When playing an HD film trailer from a local SSD drive, frame rates as high as 700 70 fps (after reverting fo FFmpeg 4.2.3) can be achieved while only using 2 cores of a Ryzen 7. Extended time tests show no memory leakage or stale/dead thread acculumation.

Although vcpkg is used, integration issues led to independant building of Boost, FFmpeg, GLEW, and WxWidgets. For these reasons the following environment variables are used within the project's Visual Studio 2019 solution and VS projects to locate these libraries:

  • BoostRoot Set to root of the Boost 1_76_0 directory hierarchy
  • FFmpegRoot Set to the FFmpeg installation directory root, author used version 4.4 4.2.3 - new build with FFmpeg 4.2.3 is more stable, see below
  • FFmpegDebugRoot Set to the FFmpeg debug build directory root
  • FFvideoRoot Set to the github root of this project
  • GLEWRoot Set to root of GLEW 2.2.0
  • kvsRoot Set to the github root of https://github.com/bsenftner/kvs
  • vcpkgRoot Set to the installation root of vcpkg
  • WXWIN Set to the installation root of wxWidgets, author used version 3.1.3 with the optional wxWebView component built and required for this project

Through vcpkg integration with Visual Studio, the TurboJPEG, jpeg, png, zlib, and Dlib libraries are also used. Vcpkg also failed to integrate with Visual Studio 2019 out of the box, so a custom triplet file named x64-windows-static-142.cmake was placed inside the $(vcpkgRoot)\triplets directory with this contents:

set(VCPKG_TARGET_ARCHITECTURE x64)
set(VCPKG_CRT_LINKAGE static)
set(VCPKG_LIBRARY_LINKAGE static)
set(VCPKG_PLATFORM_TOOLSET v142)

Once that custom vcpkg triplet was in place, vcpkg correctly generates Visual Studio 2019 x64 static builds using the Windows 142 toolset

Through wxWidgets OpenGL, and an embedded web browser is encorporated. The embedded web browser requires a custom build of wxWidgets.

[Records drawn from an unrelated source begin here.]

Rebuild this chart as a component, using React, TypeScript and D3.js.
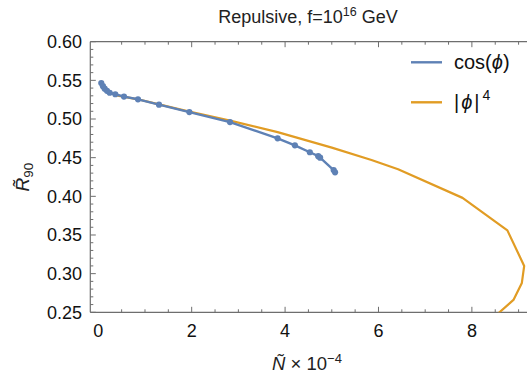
import React from "react";
import * as d3 from "d3";

const cosN = [0.064, 0.10, 0.137, 0.186, 0.244, 0.364, 0.55, 0.85, 1.30, 1.95, 2.82, 3.84, 4.21, 4.53, 4.71, 4.75, 5.04, 5.07];
const cosR = [0.5465, 0.5425, 0.5392, 0.5365, 0.534, 0.532, 0.529, 0.5255, 0.5185, 0.509, 0.496, 0.475, 0.466, 0.457, 0.452, 0.450, 0.434, 0.431];

const quartN = [0.36, 0.85, 1.30, 1.95, 2.82, 3.84, 5.0, 5.85, 6.42, 7.80, 8.76, 9.12, 9.07, 8.89, 8.59, 8.3];
const quartR = [0.531, 0.5255, 0.519, 0.5095, 0.498, 0.483, 0.463, 0.447, 0.435, 0.398, 0.356, 0.310, 0.288, 0.266, 0.25, 0.232];

const xMajor = [0, 2, 4, 6, 8];
const yMajor = [0.25, 0.3, 0.35, 0.4, 0.45, 0.5, 0.55, 0.6];

const BLUE = "#5E81B5";
const ORANGE = "#E19C24";
const AXIS = "#6e6e6e";
const FONT = "'Liberation Sans', Arial, sans-serif";

export default function App() {
  const left = 90.3, top = 41.7, bottom = 312.3;
  const x = d3.scaleLinear().domain([-0.171, 9.3]).range([left, left + 9.471 * 46.7]);
  const y = d3.scaleLinear().domain([0.25, 0.6]).range([bottom, top]);
  const right = x(9.3);

  const line = d3.line<[number, number]>().x((d) => x(d[0])).y((d) => y(d[1]));
  const cosPts: [number, number][] = cosN.map((n, i) => [n, cosR[i]]);
  const quartPts: [number, number][] = quartN.map((n, i) => [n, quartR[i]]);

  const xMinor = d3.range(0.5, 9.3, 0.5).filter((v) => Math.abs(v % 2) > 1e-6);
  const yMinor = d3.range(0.25, 0.6001, 0.01).filter((v) => !yMajor.some((m) => Math.abs(m - v) < 1e-6));

  return (
    <div style={{ position: "absolute", left: 0, top: 0 }}>
      <svg width={527} height={374} style={{ display: "block" }} fontFamily={FONT}>
        <defs>
          <clipPath id="plot">
            <rect x={left} y={top} width={right - left} height={bottom - top} />
          </clipPath>
        </defs>
        <text x={308} y={23} textAnchor="middle" fontSize={18} fill="#222">
          Repulsive, f=10<tspan fontSize={12.5} dy={-7}>16</tspan>
          <tspan dy={7}> GeV</tspan>
        </text>

        {/* frame */}
        <line x1={left} x2={right} y1={bottom} y2={bottom} stroke={AXIS} strokeWidth={1.2} />
        <line x1={left} x2={right} y1={top} y2={top} stroke={AXIS} strokeWidth={1.2} />
        <line x1={left} x2={left} y1={top} y2={bottom} stroke={AXIS} strokeWidth={1.2} />

        {/* x ticks */}
        {xMajor.map((v) => (
          <g key={"xm" + v}>
            {v !== 0 && <line x1={x(v)} x2={x(v)} y1={bottom} y2={bottom - 5.5} stroke={AXIS} />}
            {v !== 0 && <line x1={x(v)} x2={x(v)} y1={top} y2={top + 5.5} stroke={AXIS} />}
            <text x={x(v)} y={337} textAnchor="middle" fontSize={18} fill="#111">{v}</text>
          </g>
        ))}
        {xMinor.map((v) => (
          <g key={"xn" + v}>
            <line x1={x(v)} x2={x(v)} y1={bottom} y2={bottom - 3} stroke={AXIS} />
            <line x1={x(v)} x2={x(v)} y1={top} y2={top + 3} stroke={AXIS} />
          </g>
        ))}

        {/* y ticks */}
        {yMajor.map((v) => (
          <g key={"ym" + v}>
            <line x1={left} x2={left + 5.5} y1={y(v)} y2={y(v)} stroke={AXIS} />
            <text x={82} y={y(v) + 6.3} textAnchor="end" fontSize={18} fill="#111">{v.toFixed(2)}</text>
          </g>
        ))}
        {yMinor.map((v) => (
          <line key={"yn" + v} x1={left} x2={left + 3} y1={y(v)} y2={y(v)} stroke={AXIS} />
        ))}

        {/* axis labels */}
        <text x={307} y={370} textAnchor="middle" fontSize={18.5} fill="#222">
          <tspan fontStyle="italic">Ñ</tspan> × 10<tspan fontSize={13} dy={-7}>−4</tspan>
        </text>
        <text transform="translate(29,177) rotate(-90)" textAnchor="middle" fontSize={19} fill="#222">
          <tspan fontStyle="italic">R̃</tspan>
          <tspan fontSize={13.5} dy={4}>90</tspan>
        </text>

        {/* data */}
        <g clipPath="url(#plot)">
          <path d={line(quartPts) ?? ""} fill="none" stroke={ORANGE} strokeWidth={2.2} strokeLinejoin="round" />
          <path d={line(cosPts) ?? ""} fill="none" stroke={BLUE} strokeWidth={2.4} strokeLinejoin="round" />
          {cosPts.map((p, i) => (
            <circle key={i} cx={x(p[0])} cy={y(p[1])} r={3.1} fill={BLUE} />
          ))}
        </g>

        {/* legend */}
        <line x1={411} x2={442} y1={62.3} y2={62.3} stroke={BLUE} strokeWidth={2.4} />
        <text x={454} y={69} fontSize={20} fill="#111">
          cos(<tspan fontStyle="italic">ϕ</tspan>)
        </text>
        <line x1={411} x2={442} y1={102.3} y2={102.3} stroke={ORANGE} strokeWidth={2.4} />
        <text x={454} y={109} fontSize={20} fill="#111">
          |<tspan fontStyle="italic" dx={2}>ϕ</tspan><tspan dx={2}>|</tspan><tspan fontSize={14} dx={3} dy={-9}>4</tspan>
        </text>
      </svg>
    </div>
  );
}
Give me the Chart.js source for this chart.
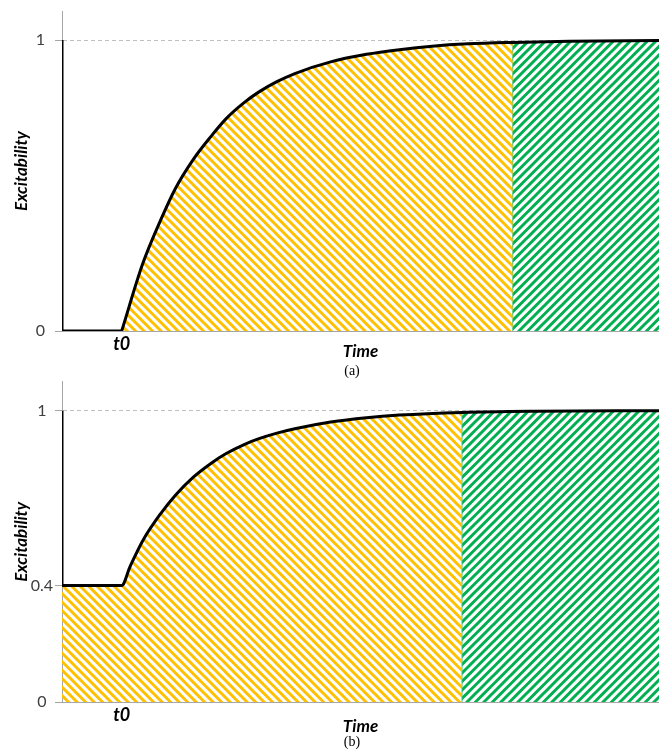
<!DOCTYPE html>
<html>
<head>
<meta charset="utf-8">
<script src="https://cdn.jsdelivr.net/npm/chart.js@4.4.1/dist/chart.umd.min.js"></script>
<style>
body{margin:0;background:#fff;width:659px;height:753px;position:relative;overflow:hidden}
canvas{position:absolute;left:0}
#chartA{top:0}
#chartB{top:370px}
.cap{position:absolute;width:40px;text-align:center;font-family:"Liberation Serif";font-size:14px;color:#000}
</style>
</head>
<body>
<canvas id="chartA" width="659" height="380"></canvas>
<canvas id="chartB" width="659" height="383"></canvas>
<div class="cap" style="left:332px;top:363px">(a)</div>
<div class="cap" style="left:332px;top:734px">(b)</div>
<script>
// panel (a): rests at 0 until t0 (= 1 on the time axis), then rises toward 1
const restTimeA = [0, 0, 1]
const restExcA = [1, 0, 0]
const timeA = [1, 1.35, 1.65, 1.9, 2.2, 2.5, 2.75, 3.05, 3.3, 3.6, 3.9, 4.5, 5.1, 5.65, 6.2, 6.8, 7.55, 8.5, 10]
const excA = [0, 0.23, 0.38, 0.49, 0.59, 0.67, 0.73, 0.785, 0.822, 0.857, 0.885, 0.925, 0.951, 0.967, 0.979, 0.987, 0.992, 0.996, 0.999]
const splitA = 7.55
const yTicksA = [0, 1]

// panel (b): rests at 0.4 until t0
const restTimeB = [0, 0]
const restExcB = [1, 0.4]
const timeB = [0, 1, 1.14, 1.35, 1.65, 1.9, 2.2, 2.5, 2.75, 3.05, 3.3, 3.6, 3.9, 4.5, 5.1, 5.65, 6.7, 7.9, 10]
const excB = [0.4, 0.4, 0.465, 0.553, 0.646, 0.71, 0.772, 0.82, 0.853, 0.884, 0.904, 0.923, 0.938, 0.961, 0.976, 0.985, 0.994, 0.998, 1.0]
const splitB = 6.7
const yTicksB = [0, 0.4, 1]

const font = 'Lato'

// striped fill, tile holds two stripes so the period is 8.5px
function hatch(color, dir) {
    const s = 17
    const c = document.createElement('canvas')
    c.width = c.height = s
    const g = c.getContext('2d')
    g.strokeStyle = color
    g.lineWidth = 3
    g.beginPath()
    for (let k = -2; k <= 2; k++) {
        const o = k * s / 2
        if (dir == 'down') { g.moveTo(o - 2, -2); g.lineTo(o + s + 2, s + 2) }
        else { g.moveTo(o - 2, s + 2); g.lineTo(o + s + 2, -2) }
    }
    g.stroke()
    return g.createPattern(c, 'repeat')
}

const pts = (xs, ys) => xs.map((x, i) => ({x: x, y: ys[i]}))

function panel(id, restT, restE, t, e, split, yTicks, h, padTop, titlePad, labelPad) {
    const curve = pts(t, e)
    const yellow = curve.filter(p => p.x <= split)
    const green = [{x: split, y: 0}].concat(curve.filter(p => p.x >= split))
    const line = {borderColor: '#000', borderWidth: 3, pointRadius: 0, fill: false, order: 0}
    const bi = size => ({family: font, size: size, weight: 'bold', style: 'italic'})
    return new Chart(document.getElementById(id), {
        type: 'line',
        data: {
            datasets: [
                Object.assign({data: pts(restT, restE), tension: 0}, line),
                Object.assign({data: curve, cubicInterpolationMode: 'monotone'}, line),
                {data: yellow, cubicInterpolationMode: 'monotone', borderWidth: 0, pointRadius: 0,
                    backgroundColor: hatch('#FFC000', 'down'), fill: 'origin', order: 1},
                {data: green, cubicInterpolationMode: 'monotone', borderWidth: 1, borderColor: '#3CC27A', pointRadius: 0,
                    backgroundColor: hatch('#00B050', 'up'), fill: 'origin', order: 1},
            ]
        },
        options: {
            responsive: false,
            animation: false,
            events: [],
            layout: {padding: {top: padTop, left: 0, right: 0, bottom: 0}},
            plugins: {legend: {display: false}, tooltip: {enabled: false}},
            scales: {
                x: {
                    type: 'linear', min: 0, max: 10,
                    afterBuildTicks: s => { s.ticks = [{value: 1}] },
                    afterFit: s => { s.height = h - Math.round(331 + padTop - 11) },
                    ticks: {callback: () => 't0', color: '#000', padding: 2, maxRotation: 0, autoSkip: false, font: bi(18)},
                    grid: {display: false, drawTicks: false},
                    border: {color: '#A6A6A6', width: 1},
                    title: {display: true, text: 'Time', color: '#000', padding: {top: 0, bottom: titlePad}, font: bi(17)}
                },
                y: {
                    min: 0, max: 1.1,
                    afterBuildTicks: s => { s.ticks = yTicks.map(v => ({value: v})) },
                    afterFit: s => { s.width = 62; s.paddingTop = 0; s.paddingBottom = 0 },
                    ticks: {callback: v => String(v), color: '#404040', padding: labelPad, crossAlign: 'center',
                        font: {family: font, size: 16}},
                    grid: {color: c => c.tick && c.tick.value == 1 ? '#BFBFBF' : 'rgba(0,0,0,0)',
                        tickColor: '#A6A6A6', tickLength: 7, lineWidth: 1},
                    border: {color: '#A6A6A6', width: 1, dash: [4, 3]},
                    title: {display: true, text: 'Excitability', color: '#000', padding: {top: 11}, font: bi(17)}
                }
            }
        }
    })
}

panel('chartA', restTimeA, restExcA, timeA, excA, splitA, yTicksA, 380, 11, 18, 10)
panel('chartB', restTimeB, restExcB, timeB, excB, splitB, yTicksB, 383, 11.6, 16, 2)
</script>
</body>
</html>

Dlib's face detection model file shape_predictor_68_face_landmarks.dat is also required for this project, it can be downloaded in compressed form from:

http://dlib.net/files/shape_predictor_68_face_landmarks.dat.bz2

After decompression, it should be placed in the project's bin directory, just beneath the project's git root

New: Added a menu option for display of detected faces. Beta, only displays first detected face per frame at the moment.

New July 28, 2021: Modified the display of detected faces to optionally standardize the collected face images to be presented as close as possible to Standard Passport Format, with the eyes rotated to be level and re-evaluated to a 300x300 pixel image, regardless of source dimensions.

demonstrating tilted head registration demonstrating multiple heads

New July 29, 2021:

Switched to using the SIMD Library for RGBA to RGB and to grayscale conversions. Multiple face detection code changes, such as adding a precision control and switching to doing face detections in grayscale.

New July 31, 2021:

Experimenting with the 81 point face landmark model from https://github.com/codeniko/shape_predictor_81_face_landmarks
In RenderCanvas.cpp, the bottom of the RenderCanvas() constructor is a call to
m_faceDetectMgr.SetFaceModel( FACE_MODEL::eightyone );
just change that to m_faceDetectMgr.SetFaceModel( FACE_MODEL::sixtyeight ); to revert back to the original face landmarks.
Note there is some glue logic when getting the "face chips" for the 81 point face model to work.

detectedFaceDisplay05

Known issues:

(Rebuilding against FFmpeg 4.2.3 seems to have removed the replay instabilities, but it's not as fast anymore. See note, mid-readme)

PlayAll has been modified to play USB cameras first, one by one, and then the other stream types are played simultaniously. This seems to sidestep USB stream startups being non-thread safe.